Comment by wilsonzlin
19 hours ago
Hey, Wilson here, author of the blog post and the engineer working on this project. I've been reading the responses here and appreciate the feedback. I've posted some follow up context on Twitter/X[0], which I'll also write here:
The repo is a live incubator for the harness. We are actively researching the behavior of collaborative long running agents, and may in the future make the browser and other products this research produces more consumable by end users and developers, but it's not the goal for now. We made it public as we were excited by the early results and wanted to share; while far off from feature parity with the most popular production browsers today, we think it has made impressive progress in the last <1 week of wall time.
Given the interest in trying out the current state of the project, I've merged a more up-to-date snapshot of the system's progress that resolves issues with builds and CI. The experimental harness can occasionally leave the repo in an incomplete state but does converge, which was the case at the time of the post.
I'm here to answer any further questions you have.
[0] https://x.com/wilsonzlin/status/2012398625394221537?s=20
Hi, there. Two questions about this repo [0].
Can you show us what you did after people failed to compile that project [1]?
There are also questions about the attribution of these commits [2]. Can you share some information?

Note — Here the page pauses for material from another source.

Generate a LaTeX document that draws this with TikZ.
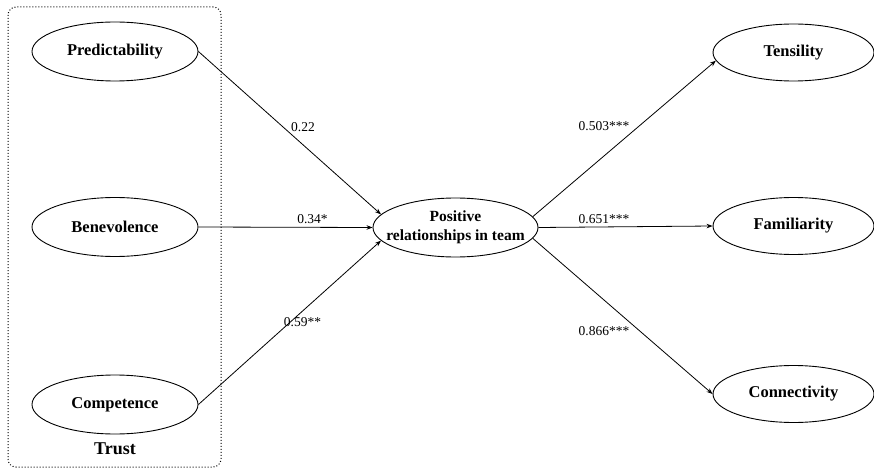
\documentclass[tikz,border=0pt]{standalone}
\usepackage{fontspec}
\setmainfont{Liberation Serif}
\usetikzlibrary{shapes.geometric,arrows.meta}
\begin{document}
\begin{tikzpicture}[x=1pt,y=-1pt,
  construct/.style={ellipse,draw,line width=0.9pt,inner sep=0pt,minimum width=166pt,minimum height=59pt,
    font=\fontsize{16.5}{19}\selectfont\bfseries},
  outcome/.style={construct,minimum width=161pt,minimum height=57pt},
  path/.style={line width=0.8pt,-{Stealth[length=6pt,width=4.5pt]}},
  coef/.style={font=\fontsize{13.5}{15}\selectfont,inner sep=0pt}]
\useasboundingbox (0,0) rectangle (874,470);
\draw[dotted,line width=1pt,rounded corners=8pt] (8,7) rectangle (221,467);
\node[construct] (pre) at (115,51.5) {Predictability};
\node[construct] (ben) at (115,227) {Benevolence};
\node[construct] (com) at (115,404.5) {Competence};
\node[font=\fontsize{18}{20}\selectfont\bfseries] (trust) at (115,449) {Trust};
\node[construct,minimum width=165pt] (rel) at (455.5,227.5) {};
\node[align=center,font=\fontsize{15.5}{19}\selectfont\bfseries] (reltext) at (rel) {Positive\\relationships in team};
\node[outcome] (ten) at (793.5,52.5) {Tensility};
\node[outcome] (fam) at (793.5,226) {Familiarity};
\node[outcome] (con) at (793.5,394) {Connectivity};
\draw[path] (pre.east) -- (rel.170);
\draw[path] (ben.east) -- (rel.west);
\draw[path] (com.east) -- (rel.190);
\draw[path] (rel.8) -- (ten.186);
\draw[path] (rel.east) -- (fam.west);
\draw[path] (rel.-8) -- (con.west);
\node[coef] (c1) at (303,127.5) {0.22};
\node[coef] (c2) at (312.5,219) {0.34*};
\node[coef] (c3) at (302.5,322) {0.59**};
\node[coef] (c4) at (604,126.5) {0.503***};
\node[coef] (c5) at (604,219) {0.651***};
\node[coef] (c6) at (604,331) {0.866***};
\end{tikzpicture}
\end{document}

[0] https://github.com/wilsonzlin/fastrender [1] https://github.com/wilsonzlin/fastrender/issues/98 [2] https://gist.github.com/embedding-shapes/d09225180ea3236f180...
That doesn’t really address much of the criticism in this thread. No one is shocked that it’s not as good as production web browsers. It’s that it was billed as “from scratch” but upon deeper inspection it looks like it’s just gluing together Servo and some other dependencies, so it’s not really as impressive or interesting because the “agents” didn’t really create a browser engine.
Upon deeper inspection? Someone checked the Cargo file and proclaimed it was just Servo and QuickJS glued together without actually bothering to look if these dependencies are even being used.
In reality while project does indeed have Servo in its dependencies it only uses it for HTML tokenization, CSS selector matching and some low level structures. Javascript parsing and execution, DOM implementation & Layout engine was written from scratch with only one exception - Flexbox and Grid layouts are implemented using Taffy - a Rust layout library.
So while “from scratch” is debatable it is still immensely impressive to be that AI was able to produce something that even just “kinda works” at this scale.
> So while “from scratch” is debatable it is still immensely impressive to be that AI was able to produce something that even just “kinda works” at this scale.
“From scratch” is inarguably wrong given how much third-party code it depends on. There’s a reasonable debate about how much original content there is but if I was a principal at a company whose valuation hinges on the ability to actually deliver “from scratch” for real, I would be worried about an investor suing for material misrepresentation of the product if they bought now and the value went down in the future.
Thanks for the feedback. I agree that for some parts that use dependencies, the agent could have implemented them itself. I've begun the process of removing many of these and developing them within the project alongside the browser. A reasonable goal for "from scratch" may be "if other major browsers use a dependency, it's fine to do so too". For example: OpenSSL, libpng, HarfBuzz, Skia.
I'd push back on the idea that all the agents did was glue dependencies together — the JS VM, DOM, CSS cascade, inline/block/table layouts, paint systems, text pipeline, chrome, and more are all being developed by agents as part of this project. There are real complex systems being engineered towards the goal of a browser engine, even if not fully there yet.
Make it port Firefox's engine to iOS, that's something people would actually use (in countries where Apple is forced to allow other browser engines).